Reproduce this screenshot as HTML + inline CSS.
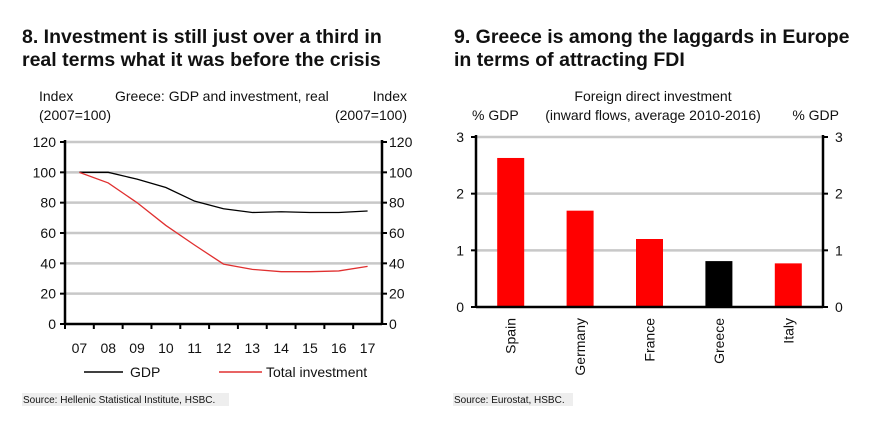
<!DOCTYPE html>
<html><head><meta charset="utf-8"><style>
html,body{margin:0;padding:0;background:#fff;}
svg{display:block;font-family:"Liberation Sans",Arial,sans-serif;}
</style></head><body>
<svg id="s" width="877" height="440" viewBox="0 0 877 440">
<g font-weight="bold" font-size="19.5" fill="#111">
<text x="22" y="43">8. Investment is still just over a third in</text>
<text x="22" y="66">real terms what it was before the crisis</text></g>
<g font-size="14" fill="#111">
<text x="39" y="101">Index</text><text x="39" y="120">(2007=100)</text>
<text x="115" y="101">Greece: GDP and investment, real</text>
<text x="407" y="101" text-anchor="end">Index</text><text x="407" y="120" text-anchor="end">(2007=100)</text></g>
<g id="lc"></g>
<g font-size="14" fill="#111">
<line x1="84" y1="372" x2="123" y2="372" stroke="#000" stroke-width="1.5"/><text x="130" y="377">GDP</text>
<line x1="219" y1="372" x2="262" y2="372" stroke="#e03030" stroke-width="1.5"/><text x="266" y="377">Total investment</text></g>
<rect x="22" y="393" width="207" height="13" fill="#eee"/>
<text x="23" y="403" font-size="10" fill="#111">Source: Hellenic Statistical Institute, HSBC.</text>

<g font-weight="bold" font-size="19.5" fill="#111">
<text x="454" y="43">9. Greece is among the laggards in Europe</text>
<text x="454" y="66">in terms of attracting FDI</text></g>
<g font-size="14" fill="#111">
<text x="653" y="101" text-anchor="middle">Foreign direct investment</text>
<text x="653" y="120" text-anchor="middle">(inward flows, average 2010-2016)</text>
<text x="472" y="120">% GDP</text><text x="839" y="120" text-anchor="end">% GDP</text></g>
<g id="bc"></g>
<rect x="453" y="393" width="120" height="13" fill="#eee"/>
<text x="454" y="403" font-size="10" fill="#111">Source: Eurostat, HSBC.</text>
</svg>
<script>
const years=["07","08","09","10","11","12","13","14","15","16","17"];
const gdp=[100,100,95.5,90,81,76,73.5,74,73.5,73.5,74.5];
const inv=[100,93,80,65,52,39.5,36,34.5,34.5,35,38];
const yTicks=[0,20,40,60,80,100,120];
const countries=["Spain","Germany","France","Greece","Italy"];
const fdi=[2.63,1.70,1.20,0.81,0.77];
const fdiTicks=[0,1,2,3];

const NS="http://www.w3.org/2000/svg";
function mk(p,t,a){const e=document.createElementNS(NS,t);for(const k in a)e.setAttribute(k,a[k]);p.appendChild(e);return e;}
// line chart
const lc=document.getElementById('lc');
const L0=65,L1=382,T0=142,B0=324;
const ly=v=>B0-(v/120)*(B0-T0);
const step=(L1-L0)/years.length;
const lx=i=>L0+step*(i+0.5);
yTicks.forEach(v=>{
 if(v>0){const g=mk(lc,'line',{x1:L0,x2:L1,y1:ly(v),y2:ly(v),stroke:'#c8c8c8','stroke-width':2.5});
 
 }
 const a=mk(lc,'text',{x:L0-9,y:ly(v)+5,'text-anchor':'end','font-size':14,fill:'#111'});a.textContent=v;
 
 
 const b=mk(lc,'text',{x:L1+7,y:ly(v)+5,'font-size':14,fill:'#111'});b.textContent=v;
 
 
 mk(lc,'line',{x1:L0-5,x2:L0,y1:ly(v),y2:ly(v),stroke:'#000','stroke-width':2});
 mk(lc,'line',{x1:L1,x2:L1+5,y1:ly(v),y2:ly(v),stroke:'#000','stroke-width':2});
});
mk(lc,'line',{x1:L0,x2:L0,y1:T0-2,y2:B0,stroke:'#000','stroke-width':2.5});
mk(lc,'line',{x1:L1,x2:L1,y1:T0-2,y2:B0,stroke:'#000','stroke-width':2.5});
mk(lc,'line',{x1:L0,x2:L1,y1:B0,y2:B0,stroke:'#000','stroke-width':2.5});
years.forEach((y,i)=>{
 mk(lc,'line',{x1:L0+step*i,x2:L0+step*i,y1:B0,y2:B0+5,stroke:'#000','stroke-width':2});
 const t=mk(lc,'text',{x:lx(i),y:B0+29,'text-anchor':'middle','font-size':14,fill:'#111'});t.textContent=y;
 
 
});
const pg=mk(lc,'polyline',{points:gdp.map((v,i)=>lx(i)+','+ly(v)).join(' '),fill:'none',stroke:'#000','stroke-width':1.3});


const pi=mk(lc,'polyline',{points:inv.map((v,i)=>lx(i)+','+ly(v)).join(' '),fill:'none',stroke:'#e03030','stroke-width':1.3});



// bar chart
const bc=document.getElementById('bc');
const R0=476,R1=823,RT=137,RB=307;
const by=v=>RB-(v/3)*(RB-RT);
const bs=(R1-R0)/countries.length;
fdiTicks.forEach(v=>{
 if(v>0){const g=mk(bc,'line',{x1:R0,x2:R1,y1:by(v),y2:by(v),stroke:'#c8c8c8','stroke-width':2.5});
 
 }
 const a=mk(bc,'text',{x:R0-12,y:by(v)+5,'text-anchor':'end','font-size':14,fill:'#111'});a.textContent=v;
 
 
 const b=mk(bc,'text',{x:R1+12,y:by(v)+5,'font-size':14,fill:'#111'});b.textContent=v;
 
 
 mk(bc,'line',{x1:R0-5,x2:R0,y1:by(v),y2:by(v),stroke:'#000','stroke-width':2});
 mk(bc,'line',{x1:R1,x2:R1+5,y1:by(v),y2:by(v),stroke:'#000','stroke-width':2});
});
countries.forEach((c,i)=>{
 const cx=R0+bs*(i+0.5);
 const r=mk(bc,'rect',{x:cx-13.5,y:by(fdi[i]),width:27,height:RB-by(fdi[i]),fill:c==='Greece'?'#000':'#ff0000'});
 
 
 const t=mk(bc,'text',{x:0,y:0,'text-anchor':'end','font-size':14,fill:'#111',transform:`translate(${cx+5},${RB+11}) rotate(-90)`});t.textContent=c;
 
 
});
mk(bc,'line',{x1:R0,x2:R0,y1:RT-2,y2:RB,stroke:'#000','stroke-width':2.5});
mk(bc,'line',{x1:R1,x2:R1,y1:RT-2,y2:RB,stroke:'#000','stroke-width':2.5});
mk(bc,'line',{x1:R0,x2:R1,y1:RB,y2:RB,stroke:'#000','stroke-width':2.5});
</script>
</body></html>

(What is required): Quote the data exactly, leaving every image out of the copy.

(Task output):
Reproduce this screenshot as HTML + inline CSS.
<!DOCTYPE html>
<html><head><meta charset="utf-8"><style>
html,body{margin:0;padding:0;background:#fff;}
svg{display:block;font-family:"Liberation Sans",Arial,sans-serif;}
</style></head><body>
<svg id="s" width="877" height="440" viewBox="0 0 877 440">
<g font-weight="bold" font-size="19.5" fill="#111">
<text x="22" y="43">8. Investment is still just over a third in</text>
<text x="22" y="66">real terms what it was before the crisis</text></g>
<g font-size="14" fill="#111">
<text x="39" y="101">Index</text><text x="39" y="120">(2007=100)</text>
<text x="115" y="101">Greece: GDP and investment, real</text>
<text x="407" y="101" text-anchor="end">Index</text><text x="407" y="120" text-anchor="end">(2007=100)</text></g>
<g id="lc"></g>
<g font-size="14" fill="#111">
<line x1="84" y1="372" x2="123" y2="372" stroke="#000" stroke-width="1.5"/><text x="130" y="377">GDP</text>
<line x1="219" y1="372" x2="262" y2="372" stroke="#e03030" stroke-width="1.5"/><text x="266" y="377">Total investment</text></g>
<rect x="22" y="393" width="207" height="13" fill="#eee"/>
<text x="23" y="403" font-size="10" fill="#111">Source: Hellenic Statistical Institute, HSBC.</text>

<g font-weight="bold" font-size="19.5" fill="#111">
<text x="454" y="43">9. Greece is among the laggards in Europe</text>
<text x="454" y="66">in terms of attracting FDI</text></g>
<g font-size="14" fill="#111">
<text x="653" y="101" text-anchor="middle">Foreign direct investment</text>
<text x="653" y="120" text-anchor="middle">(inward flows, average 2010-2016)</text>
<text x="472" y="120">% GDP</text><text x="839" y="120" text-anchor="end">% GDP</text></g>
<g id="bc"></g>
<rect x="453" y="393" width="120" height="13" fill="#eee"/>
<text x="454" y="403" font-size="10" fill="#111">Source: Eurostat, HSBC.</text>
</svg>
<script>
const years=["07","08","09","10","11","12","13","14","15","16","17"];
const gdp=[100,100,95.5,90,81,76,73.5,74,73.5,73.5,74.5];
const inv=[100,93,80,65,52,39.5,36,34.5,34.5,35,38];
const yTicks=[0,20,40,60,80,100,120];
const countries=["Spain","Germany","France","Greece","Italy"];
const fdi=[2.63,1.70,1.20,0.81,0.77];
const fdiTicks=[0,1,2,3];

const NS="http://www.w3.org/2000/svg";
function mk(p,t,a){const e=document.createElementNS(NS,t);for(const k in a)e.setAttribute(k,a[k]);p.appendChild(e);return e;}
// line chart
const lc=document.getElementById('lc');
const L0=65,L1=382,T0=142,B0=324;
const ly=v=>B0-(v/120)*(B0-T0);
const step=(L1-L0)/years.length;
const lx=i=>L0+step*(i+0.5);
yTicks.forEach(v=>{
 if(v>0){const g=mk(lc,'line',{x1:L0,x2:L1,y1:ly(v),y2:ly(v),stroke:'#c8c8c8','stroke-width':2.5});
 
 }
 const a=mk(lc,'text',{x:L0-9,y:ly(v)+5,'text-anchor':'end','font-size':14,fill:'#111'});a.textContent=v;
 
 
 const b=mk(lc,'text',{x:L1+7,y:ly(v)+5,'font-size':14,fill:'#111'});b.textContent=v;
 
 
 mk(lc,'line',{x1:L0-5,x2:L0,y1:ly(v),y2:ly(v),stroke:'#000','stroke-width':2});
 mk(lc,'line',{x1:L1,x2:L1+5,y1:ly(v),y2:ly(v),stroke:'#000','stroke-width':2});
});
mk(lc,'line',{x1:L0,x2:L0,y1:T0-2,y2:B0,stroke:'#000','stroke-width':2.5});
mk(lc,'line',{x1:L1,x2:L1,y1:T0-2,y2:B0,stroke:'#000','stroke-width':2.5});
mk(lc,'line',{x1:L0,x2:L1,y1:B0,y2:B0,stroke:'#000','stroke-width':2.5});
years.forEach((y,i)=>{
 mk(lc,'line',{x1:L0+step*i,x2:L0+step*i,y1:B0,y2:B0+5,stroke:'#000','stroke-width':2});
 const t=mk(lc,'text',{x:lx(i),y:B0+29,'text-anchor':'middle','font-size':14,fill:'#111'});t.textContent=y;
 
 
});
const pg=mk(lc,'polyline',{points:gdp.map((v,i)=>lx(i)+','+ly(v)).join(' '),fill:'none',stroke:'#000','stroke-width':1.3});


const pi=mk(lc,'polyline',{points:inv.map((v,i)=>lx(i)+','+ly(v)).join(' '),fill:'none',stroke:'#e03030','stroke-width':1.3});



// bar chart
const bc=document.getElementById('bc');
const R0=476,R1=823,RT=137,RB=307;
const by=v=>RB-(v/3)*(RB-RT);
const bs=(R1-R0)/countries.length;
fdiTicks.forEach(v=>{
 if(v>0){const g=mk(bc,'line',{x1:R0,x2:R1,y1:by(v),y2:by(v),stroke:'#c8c8c8','stroke-width':2.5});
 
 }
 const a=mk(bc,'text',{x:R0-12,y:by(v)+5,'text-anchor':'end','font-size':14,fill:'#111'});a.textContent=v;
 
 
 const b=mk(bc,'text',{x:R1+12,y:by(v)+5,'font-size':14,fill:'#111'});b.textContent=v;
 
 
 mk(bc,'line',{x1:R0-5,x2:R0,y1:by(v),y2:by(v),stroke:'#000','stroke-width':2});
 mk(bc,'line',{x1:R1,x2:R1+5,y1:by(v),y2:by(v),stroke:'#000','stroke-width':2});
});
countries.forEach((c,i)=>{
 const cx=R0+bs*(i+0.5);
 const r=mk(bc,'rect',{x:cx-13.5,y:by(fdi[i]),width:27,height:RB-by(fdi[i]),fill:c==='Greece'?'#000':'#ff0000'});
 
 
 const t=mk(bc,'text',{x:0,y:0,'text-anchor':'end','font-size':14,fill:'#111',transform:`translate(${cx+5},${RB+11}) rotate(-90)`});t.textContent=c;
 
 
});
mk(bc,'line',{x1:R0,x2:R0,y1:RT-2,y2:RB,stroke:'#000','stroke-width':2.5});
mk(bc,'line',{x1:R1,x2:R1,y1:RT-2,y2:RB,stroke:'#000','stroke-width':2.5});
mk(bc,'line',{x1:R0,x2:R1,y1:RB,y2:RB,stroke:'#000','stroke-width':2.5});
</script>
</body></html>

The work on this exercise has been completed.